When I saw that a bite sized version of Total War was launching on PC, I became very excited. I am an avid fan of the series, but find it hard these days to put the time I would like into completing full Total War campaigns. This version seemed lighter, in a way that would allow me to get my fix in a quick fashion. The premise seemed very sound. Unfortunately, Total War Battles: Shogun is an awkward and, sadly, boring title that left me pining after the much better games on which is it based.
In the game, you command your troops on a small RTS field of battle. The field consists of a hex grid between two bases, your own territory and your opponent’s. In your possessed field of play, you can construct buildings. Oddly, while the buildings only take up one hex themselves, they take up four additional spaces when you build them.
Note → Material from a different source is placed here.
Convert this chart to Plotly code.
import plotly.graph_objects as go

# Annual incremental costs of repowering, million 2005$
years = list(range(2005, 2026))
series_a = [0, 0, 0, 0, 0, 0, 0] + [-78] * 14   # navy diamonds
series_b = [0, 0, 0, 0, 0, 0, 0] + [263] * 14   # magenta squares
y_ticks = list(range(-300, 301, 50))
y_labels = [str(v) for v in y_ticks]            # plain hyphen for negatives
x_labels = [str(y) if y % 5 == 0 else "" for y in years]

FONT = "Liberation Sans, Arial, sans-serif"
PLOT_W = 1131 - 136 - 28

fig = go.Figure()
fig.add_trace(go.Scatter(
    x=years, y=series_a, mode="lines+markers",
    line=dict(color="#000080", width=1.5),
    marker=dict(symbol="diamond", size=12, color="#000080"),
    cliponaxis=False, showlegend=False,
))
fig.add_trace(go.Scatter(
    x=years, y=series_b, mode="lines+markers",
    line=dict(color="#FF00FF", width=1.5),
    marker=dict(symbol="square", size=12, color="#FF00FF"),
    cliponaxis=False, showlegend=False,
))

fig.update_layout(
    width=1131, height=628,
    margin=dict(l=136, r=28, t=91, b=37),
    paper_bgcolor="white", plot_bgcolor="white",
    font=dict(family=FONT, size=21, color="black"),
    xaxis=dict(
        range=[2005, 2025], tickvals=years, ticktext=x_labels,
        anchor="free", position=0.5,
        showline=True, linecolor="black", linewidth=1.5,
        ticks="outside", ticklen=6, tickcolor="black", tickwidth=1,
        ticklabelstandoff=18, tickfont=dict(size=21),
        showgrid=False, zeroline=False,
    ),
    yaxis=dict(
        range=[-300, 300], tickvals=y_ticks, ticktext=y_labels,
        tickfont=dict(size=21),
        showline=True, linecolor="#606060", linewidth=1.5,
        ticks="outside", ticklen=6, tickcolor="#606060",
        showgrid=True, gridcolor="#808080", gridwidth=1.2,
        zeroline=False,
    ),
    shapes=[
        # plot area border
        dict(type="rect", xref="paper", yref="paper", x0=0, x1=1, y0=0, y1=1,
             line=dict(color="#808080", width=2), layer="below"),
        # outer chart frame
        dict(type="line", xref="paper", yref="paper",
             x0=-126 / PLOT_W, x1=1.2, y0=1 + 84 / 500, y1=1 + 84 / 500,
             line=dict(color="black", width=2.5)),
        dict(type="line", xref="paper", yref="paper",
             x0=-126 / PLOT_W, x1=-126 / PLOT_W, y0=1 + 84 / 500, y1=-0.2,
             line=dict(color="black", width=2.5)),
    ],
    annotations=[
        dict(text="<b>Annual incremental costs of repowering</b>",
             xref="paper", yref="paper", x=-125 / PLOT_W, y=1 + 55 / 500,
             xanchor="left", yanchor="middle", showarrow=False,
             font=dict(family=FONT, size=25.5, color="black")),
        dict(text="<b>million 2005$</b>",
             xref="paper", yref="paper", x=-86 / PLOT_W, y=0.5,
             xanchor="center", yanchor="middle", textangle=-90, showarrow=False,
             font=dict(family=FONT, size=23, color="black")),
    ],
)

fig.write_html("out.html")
In addition, each different sort of building (lumber camp, monasteries, etc) takes up a different shape and must be adjacent to another building of one particular type. The grids are pretty small, and sometimes it can be a struggle fitting the buildings properly into an area.
Buildings generate resources of various types, and also construct units. The units portrayed tend to be from the Shogun 2: Fall of the Samurai era. That is, you’ll see the standard ronin, archers, monks and samurai, but you’ll also encounter musketeers and long range cannon. Success in the game rides on creating the proper mix of units and using them correctly. Musketeers, for example, are deadly, but vulnerable to melee attack. Monks increase the stats of adjacent friendly units, and so forth.
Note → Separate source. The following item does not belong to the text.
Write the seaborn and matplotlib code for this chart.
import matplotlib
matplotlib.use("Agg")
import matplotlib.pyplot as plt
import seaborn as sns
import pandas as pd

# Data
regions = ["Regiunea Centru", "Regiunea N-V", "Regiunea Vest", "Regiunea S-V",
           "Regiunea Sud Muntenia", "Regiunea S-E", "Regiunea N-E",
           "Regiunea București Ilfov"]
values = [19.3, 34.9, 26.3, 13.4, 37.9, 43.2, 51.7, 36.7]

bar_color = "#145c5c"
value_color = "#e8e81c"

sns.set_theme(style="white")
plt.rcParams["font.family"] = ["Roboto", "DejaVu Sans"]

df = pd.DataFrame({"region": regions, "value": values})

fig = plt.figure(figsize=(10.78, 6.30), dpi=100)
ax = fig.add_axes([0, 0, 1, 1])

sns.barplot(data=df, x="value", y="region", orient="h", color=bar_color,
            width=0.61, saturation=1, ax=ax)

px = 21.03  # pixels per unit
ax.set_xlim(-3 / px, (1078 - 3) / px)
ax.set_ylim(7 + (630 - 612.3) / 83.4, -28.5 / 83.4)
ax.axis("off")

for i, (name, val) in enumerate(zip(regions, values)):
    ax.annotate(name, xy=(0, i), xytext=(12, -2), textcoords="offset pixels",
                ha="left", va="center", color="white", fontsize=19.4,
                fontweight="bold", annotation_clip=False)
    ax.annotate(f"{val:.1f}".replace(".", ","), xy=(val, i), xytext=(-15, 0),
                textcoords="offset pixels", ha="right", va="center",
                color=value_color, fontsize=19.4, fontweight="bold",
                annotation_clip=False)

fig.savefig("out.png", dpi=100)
Actual control of these units is, sadly, quite dull. Units only move in one direction along the hex grid. You can order them to slide up or down one level, or to march or halt. Sliding orders, for some reason, start a cooldown timer, so you can’t march units on the diagonal (unless you want to keep marching one space and halting). Ordering units around is pretty simple. It’s so simple, in fact, that you’ll spend a lot of your time with nothing to do. There’s a unit cap, and it’s not very high, so you won’t have much to build. So a lot of your time will be spent watching your units march about while you do very little.
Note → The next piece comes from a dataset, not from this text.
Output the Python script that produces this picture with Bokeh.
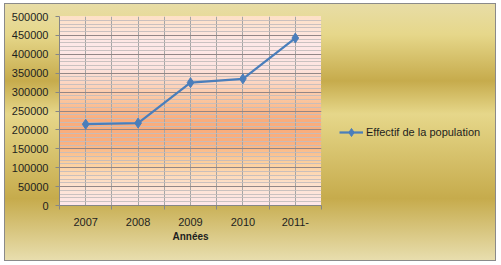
from bokeh.plotting import figure
from bokeh.layouts import row
from bokeh.models import (Range1d, FixedTicker, BasicTickFormatter, Legend, LegendItem)
from bokeh.embed import file_html
from bokeh.resources import INLINE

# ---- data ----
annees = ["2007", "2008", "2009", "2010", "2011-"]
effectif = [215000, 218000, 325000, 335000, 443000]
y_ticks = list(range(0, 500001, 50000))
y_minor = list(range(0, 500001, 10000))
serie_label = "Effectif de la population"
x_title = "Années"

xs = list(range(len(annees)))
x_bounds = [i - 0.5 for i in range(len(annees) + 1)]

W, H = 501, 265
FL, FT, FR, FB = 59, 16, 321, 205
WA = 330            # width of the chart part, the rest holds the legend

outer = ("linear-gradient(to bottom, #E8DDA6 0%, #E6D78A 12%, #C6AB4C 30%, #E6D78A 43%, "
         "#C6AB4C 76%, #E8DEAE 100%) 5px 4px / 490px 256px no-repeat")
border = "linear-gradient(#8a8a8a, #8a8a8a) 4px 3px / 492px 258px no-repeat"
inner = ("linear-gradient(to bottom, #FDE0C6 0%, #FEE8E8 15%, #FDE4E0 27%, #FBC49C 45%, "
         "#F9AC7C 55%, #F9AE7E 66%, #FCD09E 78%, #FDE2D0 90%, #FEE7EA 100%) "
         f"{FL}px {FT}px / {FR-FL}px {FB-FT}px no-repeat")

p = figure(width=WA, height=H, output_backend="svg", toolbar_location=None,
           x_range=Range1d(-0.5, len(annees) - 0.5), y_range=Range1d(0, 500000),
           min_border_left=FL, min_border_top=FT, min_border_right=WA - FR,
           min_border_bottom=H - FB)
p.background_fill_color = None
p.border_fill_color = None
p.outline_line_color = None

FONT = "Liberation Sans"
TXT = "#1e1e1e"

# x axis
xt = FixedTicker(ticks=xs, minor_ticks=x_bounds)
p.xaxis.ticker = xt
p.xgrid.ticker = xt
p.xaxis.major_label_overrides = {i: a for i, a in enumerate(annees)}
p.xaxis.major_tick_out = 0
p.xaxis.major_tick_in = 0
p.xaxis.minor_tick_out = 4
p.xaxis.minor_tick_in = 0
p.xaxis.major_label_standoff = 8
p.xaxis.axis_label = x_title
p.xaxis.axis_label_standoff = 2
p.xaxis.axis_label_text_font = FONT
p.xaxis.axis_label_text_font_style = "bold"
p.xaxis.axis_label_text_font_size = "10px"
p.xaxis.axis_label_text_color = TXT

# y axis
yt = FixedTicker(ticks=y_ticks, minor_ticks=y_minor)
p.yaxis.ticker = yt
p.ygrid.ticker = yt
p.yaxis.formatter = BasicTickFormatter(use_scientific=False)
p.yaxis.major_tick_out = 4
p.yaxis.major_tick_in = 0
p.yaxis.minor_tick_out = 0
p.yaxis.minor_tick_in = 0
p.yaxis.major_label_standoff = 7

for ax in (p.xaxis, p.yaxis):
    ax.axis_line_color = "#868686"
    ax.major_tick_line_color = "#868686"
    ax.minor_tick_line_color = "#868686"
    ax.major_label_text_font = FONT
    ax.major_label_text_font_size = "11px"
    ax.major_label_text_color = TXT

# grids
p.ygrid.grid_line_color = "#8a7c7c"
p.ygrid.grid_line_alpha = 0.85
p.ygrid.minor_grid_line_color = "#c4bcbc"
p.ygrid.minor_grid_line_alpha = 0.9
p.xgrid.grid_line_color = "#a6a6a6"
p.xgrid.minor_grid_line_color = "#a6a6a6"

BLUE = "#4a7ebb"
p.line(xs, effectif, line_color=BLUE, line_width=2.25)
p.scatter(xs, effectif, marker="diamond", size=10, fill_color=BLUE, line_color=BLUE)

# legend panel (its key renderers hold the same series, outside its visible ranges)
q = figure(width=W - WA, height=H, output_backend="svg", toolbar_location=None,
           x_range=Range1d(-10, -9), y_range=Range1d(-10, -9),
           x_axis_location=None, y_axis_location=None,
           min_border=0)
q.background_fill_color = None
q.border_fill_color = None
q.outline_line_color = None
q.grid.visible = False
lk = q.line(xs, effectif, line_color=BLUE, line_width=2.25)
sk = q.scatter(xs, effectif, marker="diamond", size=10, fill_color=BLUE, line_color=BLUE)

# frames of a row are aligned, so the legend frame spans FT..FB vertically
legend = Legend(items=[LegendItem(label=serie_label, renderers=[lk, sk])],
                location=(339 - WA, FB - 142), padding=0, margin=0, spacing=0,
                glyph_width=24, glyph_height=20, label_standoff=3,
                label_text_font=FONT, label_text_font_size="11px",
                label_text_color=TXT, background_fill_alpha=0,
                border_line_color=None)
q.add_layout(legend)

lay = row(p, q, spacing=0,
          styles={"background": f"{inner}, {outer}, {border}, #ffffff"})

open("out.html", "w").write(file_html(lay, INLINE))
The game has a campaign, following the story of a son whose father is murdered by a rival clan. He then begins a war on the path to revenge. The campaign also serves as a tutorial for skirmish mode, as it slowly introduces new units and their functions. I was surprised to see that the game included actual voice work for the campaign (though the in-between-missions letter format grew stale pretty quickly). The campaign also includes various tactical puzzles, for those of you who like to focus on seeing how many monasteries you can fit into a designated area.
This game is an iOS port, and it shows. There’s not a ton of depth here, and putting the game on the PC next to its excellent Total War brethren makes it look very small. It’s not particularly entertaining at a tactical level, and those expecting a quick playing, mini-Total War experience are going to be very disappointed. There are many, many great Total War experiences. This is not among them.